Written task —
Quote every line as written. Omit pictures.

Data excerpt —

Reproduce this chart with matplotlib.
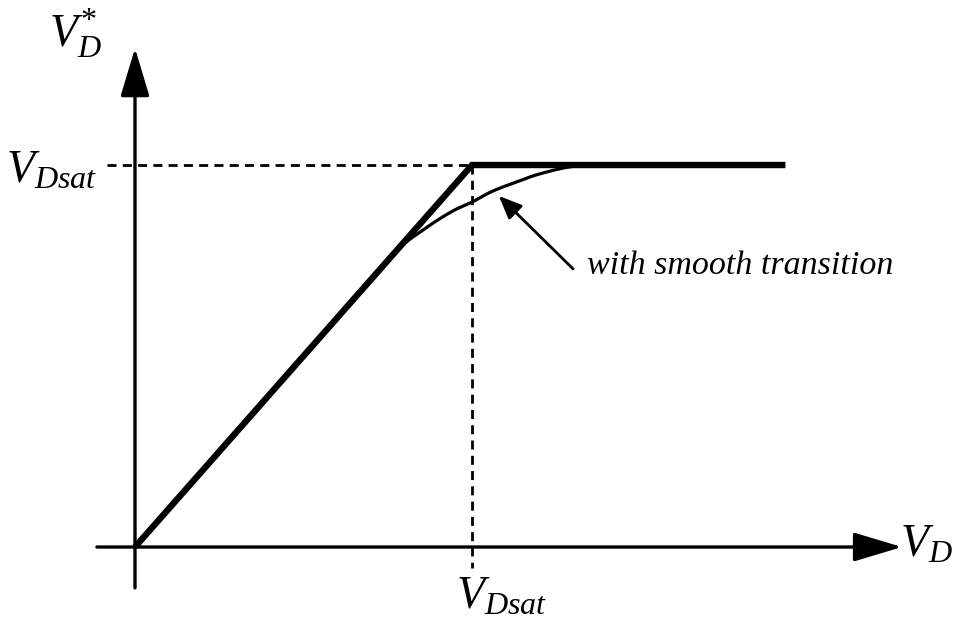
import numpy as np
import matplotlib
matplotlib.use("Agg")
import matplotlib.pyplot as plt
from matplotlib.patches import ArrowStyle

plt.rcParams['font.family'] = 'Liberation Serif'
plt.rcParams['mathtext.fontset'] = 'custom'
plt.rcParams['mathtext.rm'] = 'Liberation Serif'
plt.rcParams['mathtext.it'] = 'Liberation Serif:italic'
plt.rcParams['lines.scale_dashes'] = False

# Everything in units of V_Dsat
v_dsat = 1.0

# Ideal (piecewise) characteristic: linear up to V_Dsat, flat after
ideal_vd = [0.0, 1.0, 1.93]
ideal_vdstar = [0.0, 1.0, 1.0]

# Characteristic with smooth transition
smooth_vd = [0.70, 0.76, 0.80, 0.85, 0.90, 0.95, 1.00, 1.05, 1.09, 1.14, 1.19, 1.27, 1.32, 1.38]
smooth_vdstar = [0.70, 0.76, 0.795, 0.827, 0.857, 0.883, 0.903, 0.927, 0.942, 0.958, 0.974, 0.992, 0.998, 1.0]


def catmull_rom(x, y, n=20):
    # smooth path through the given points
    p = np.column_stack([x, y])
    p = np.vstack([p[0], p, p[-1]])
    out = []
    t = np.linspace(0, 1, n, endpoint=False)[:, None]
    for i in range(1, len(p) - 2):
        p0, p1, p2, p3 = p[i - 1], p[i], p[i + 1], p[i + 2]
        seg = 0.5 * ((2 * p1) + (-p0 + p2) * t
                     + (2 * p0 - 5 * p1 + 4 * p2 - p3) * t ** 2
                     + (-p0 + 3 * p1 - 3 * p2 + p3) * t ** 3)
        out.append(seg)
    out.append(p[-2][None, :])
    out = np.vstack(out)
    return out[:, 0], out[:, 1]


fig = plt.figure(figsize=(9.62, 6.22), dpi=100)
ax = fig.add_axes([0, 0, 1, 1])
ax.set_xlim(-0.4006, 2.454)
ax.set_ylim(-0.1963, 1.432)
ax.axis('off')

# axes with arrowheads
axis_style = ArrowStyle('-|>', head_length=30, head_width=9)
ax.annotate('', xy=(2.276, 0), xytext=(-0.113, 0),
            arrowprops=dict(arrowstyle=axis_style, lw=2.4, color='black',
                            shrinkA=0, shrinkB=0, mutation_scale=1))
ax.annotate('', xy=(0, 1.306), xytext=(0, -0.107),
            arrowprops=dict(arrowstyle=axis_style, lw=2.4, color='black',
                            shrinkA=0, shrinkB=0, mutation_scale=1))

# dashed guides at V_Dsat
ax.plot([-0.083, v_dsat], [v_dsat, v_dsat], color='black', lw=2.0, dashes=(6.5, 4.5))
ax.plot([v_dsat, v_dsat], [v_dsat, -0.055], color='black', lw=2.0, dashes=(6.5, 4.5))

# curves
ax.plot(ideal_vd, ideal_vdstar, color='black', lw=4.6, solid_joinstyle='miter',
        solid_capstyle='butt')
sx, sy = catmull_rom(smooth_vd, smooth_vdstar)
ax.plot(sx, sy, color='black', lw=2.3, solid_capstyle='round')

# annotation: pointer arrow and its label
ax.annotate('', xy=(1.080, 0.919), xytext=(1.300, 0.728),
            arrowprops=dict(arrowstyle=ArrowStyle('-|>', head_length=14, head_width=6),
                            lw=2.0, color='black', mutation_scale=1,
                            shrinkA=0, shrinkB=0))
ax.text(1.341, 0.735, 'with smooth transition', fontsize=24.5, style='italic',
        ha='left', va='center')

# labels
lab = dict(fontsize=33, ha='center', va='center')
ax.text(-0.178, 1.345, r'$V^{*}_{D}$', **lab)
ax.text(-0.246, 0.982, r'$V_{Dsat}$', **lab)
ax.text(1.089, -0.131, r'$V_{Dsat}$', **lab)
ax.text(2.347, 0.003, r'$V_{D}$', **lab)

fig.savefig('out.png', dpi=100)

Completed exercise —
Reproduce this chart with matplotlib.
import numpy as np
import matplotlib
matplotlib.use("Agg")
import matplotlib.pyplot as plt
from matplotlib.patches import ArrowStyle

plt.rcParams['font.family'] = 'Liberation Serif'
plt.rcParams['mathtext.fontset'] = 'custom'
plt.rcParams['mathtext.rm'] = 'Liberation Serif'
plt.rcParams['mathtext.it'] = 'Liberation Serif:italic'
plt.rcParams['lines.scale_dashes'] = False

# Everything in units of V_Dsat
v_dsat = 1.0

# Ideal (piecewise) characteristic: linear up to V_Dsat, flat after
ideal_vd = [0.0, 1.0, 1.93]
ideal_vdstar = [0.0, 1.0, 1.0]

# Characteristic with smooth transition
smooth_vd = [0.70, 0.76, 0.80, 0.85, 0.90, 0.95, 1.00, 1.05, 1.09, 1.14, 1.19, 1.27, 1.32, 1.38]
smooth_vdstar = [0.70, 0.76, 0.795, 0.827, 0.857, 0.883, 0.903, 0.927, 0.942, 0.958, 0.974, 0.992, 0.998, 1.0]


def catmull_rom(x, y, n=20):
    # smooth path through the given points
    p = np.column_stack([x, y])
    p = np.vstack([p[0], p, p[-1]])
    out = []
    t = np.linspace(0, 1, n, endpoint=False)[:, None]
    for i in range(1, len(p) - 2):
        p0, p1, p2, p3 = p[i - 1], p[i], p[i + 1], p[i + 2]
        seg = 0.5 * ((2 * p1) + (-p0 + p2) * t
                     + (2 * p0 - 5 * p1 + 4 * p2 - p3) * t ** 2
                     + (-p0 + 3 * p1 - 3 * p2 + p3) * t ** 3)
        out.append(seg)
    out.append(p[-2][None, :])
    out = np.vstack(out)
    return out[:, 0], out[:, 1]


fig = plt.figure(figsize=(9.62, 6.22), dpi=100)
ax = fig.add_axes([0, 0, 1, 1])
ax.set_xlim(-0.4006, 2.454)
ax.set_ylim(-0.1963, 1.432)
ax.axis('off')

# axes with arrowheads
axis_style = ArrowStyle('-|>', head_length=30, head_width=9)
ax.annotate('', xy=(2.276, 0), xytext=(-0.113, 0),
            arrowprops=dict(arrowstyle=axis_style, lw=2.4, color='black',
                            shrinkA=0, shrinkB=0, mutation_scale=1))
ax.annotate('', xy=(0, 1.306), xytext=(0, -0.107),
            arrowprops=dict(arrowstyle=axis_style, lw=2.4, color='black',
                            shrinkA=0, shrinkB=0, mutation_scale=1))

# dashed guides at V_Dsat
ax.plot([-0.083, v_dsat], [v_dsat, v_dsat], color='black', lw=2.0, dashes=(6.5, 4.5))
ax.plot([v_dsat, v_dsat], [v_dsat, -0.055], color='black', lw=2.0, dashes=(6.5, 4.5))

# curves
ax.plot(ideal_vd, ideal_vdstar, color='black', lw=4.6, solid_joinstyle='miter',
        solid_capstyle='butt')
sx, sy = catmull_rom(smooth_vd, smooth_vdstar)
ax.plot(sx, sy, color='black', lw=2.3, solid_capstyle='round')

# annotation: pointer arrow and its label
ax.annotate('', xy=(1.080, 0.919), xytext=(1.300, 0.728),
            arrowprops=dict(arrowstyle=ArrowStyle('-|>', head_length=14, head_width=6),
                            lw=2.0, color='black', mutation_scale=1,
                            shrinkA=0, shrinkB=0))
ax.text(1.341, 0.735, 'with smooth transition', fontsize=24.5, style='italic',
        ha='left', va='center')

# labels
lab = dict(fontsize=33, ha='center', va='center')
ax.text(-0.178, 1.345, r'$V^{*}_{D}$', **lab)
ax.text(-0.246, 0.982, r'$V_{Dsat}$', **lab)
ax.text(1.089, -0.131, r'$V_{Dsat}$', **lab)
ax.text(2.347, 0.003, r'$V_{D}$', **lab)

fig.savefig('out.png', dpi=100)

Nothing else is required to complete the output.